Twenty-two people were arrested on federal drug trafficking charges involving the notorious Sinaloa Cartel, as raids were conducted throughout Southern California Wednesday, officials said.
The raids were a culmination of a three-year long investigation into three trafficking organizations which helped transport “bulk quantities of drugs” from Mexico to the Los Angeles area and other cities throughout the U.S., said Paul Delacourt, assistant director in charge of the FBI’s L.A. field office.
Twenty people were arrested Wednesday, while two were already in custody. The task force is still looking for eight fugitives, including top level Mexico-based traffickers, officials said. A total of 57 people were indicted in connection with the investigation.
The indictments, which were unsealed Wednesday, allege that the defendants received the drugs from the cartel in northern Mexico, smuggled them into Los Angeles through hidden compartments in vehicles and distributed them to Arizona, Kansas, Minnesota and New York, Delacourt explained.

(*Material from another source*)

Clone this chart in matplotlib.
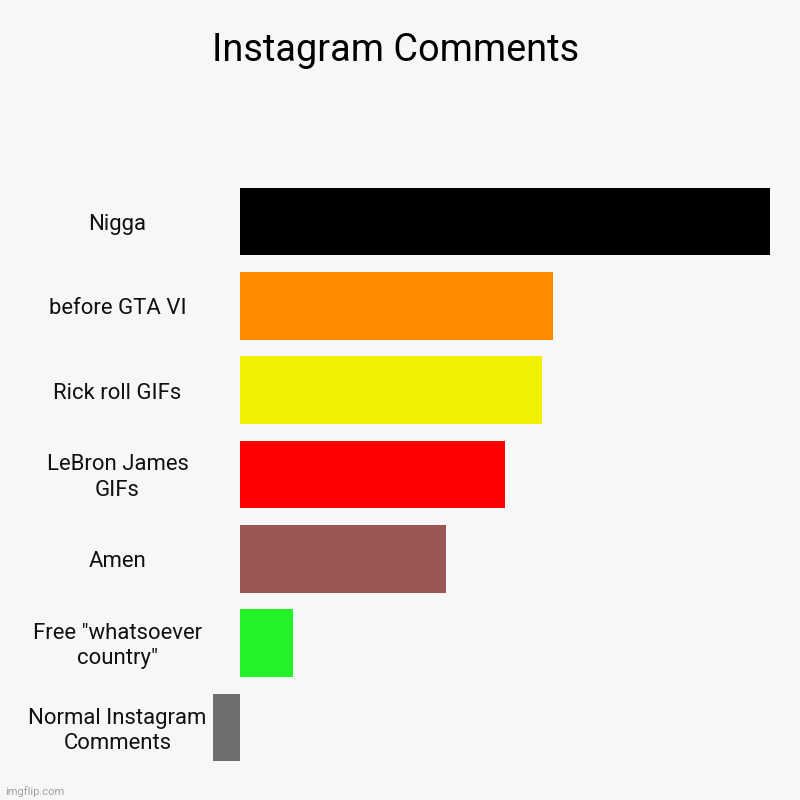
import matplotlib
matplotlib.use("Agg")
import matplotlib.pyplot as plt
from matplotlib.transforms import blended_transform_factory, ScaledTranslation

categories = ["Nigga", "before GTA VI", "Rick roll GIFs", "LeBron James\nGIFs", "Amen",
              "Free \"whatsoever\ncountry\"", "Normal Instagram\nComments"]
values = [100, 59, 57, 50, 39, 10, -5]
colors = ["#000000", "#ff8a00", "#f0f000", "#ff0000", "#9b5656", "#22f22a", "#6e6e6e"]
title = "Instagram Comments"

bg = "#f7f7f7"
plt.rcParams['font.family'] = ['Roboto', 'DejaVu Sans']
fig = plt.figure(figsize=(8, 8), dpi=100, facecolor=bg)
ax = fig.add_axes([213/800, 1 - 769.7/800, (770 - 213)/800, (769.7 - 179.3)/800])
ax.set_facecolor(bg)
ypos = list(range(len(categories)))
ax.barh(ypos, values, height=0.8, color=colors, edgecolor='none')
ax.set_xlim(-5, 100)
ax.set_ylim(len(categories) - 0.5, -0.5)
for s in ax.spines.values():
    s.set_visible(False)
ax.set_xticks([])
ax.set_yticks([])

tr = blended_transform_factory(fig.transFigure, ax.transData) + ScaledTranslation(0, -3/100, fig.dpi_scale_trans)
for y, lab in zip(ypos, categories):
    ax.text(117.5/800, y, lab, transform=tr, ha='center', va='center',
            fontsize=15.9, color='#111111', linespacing=1.25)

fig.text(395.5/800, 1 - 61/800, title, ha='center', va='baseline', fontsize=27.3, color='#000000')
fig.text(5/800, 1 - 795/800, "imgflip.com", ha='left', va='baseline', fontsize=8, color='#a0a0a0')

fig.savefig("out.png", dpi=100, facecolor=bg)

In addition, those involved in the extensive operations, including pilots, couriers and money collectors, would return the proceeds to Mexico, officials said.
During the investigation, authorities seized 850 pounds of methamphetamine, 900 kg of cocaine, 100 pounds of heroine, 50 pounds of marijuana and $1.4 million. The combined street value of the seized drugs is estimated at $35 million per month, Delacourt said.
Those indicted face a minimum sentence of 10 years in prison, and some could face life in prison, officials said.
The Bureau of Alcohol, Tobacco, Firearms and Explosives, IRS, U.S. Immigration and Customs Enforcement, United States Department of Homeland Security as well as several local law enforcement agencies were involved in the raids Wednesday.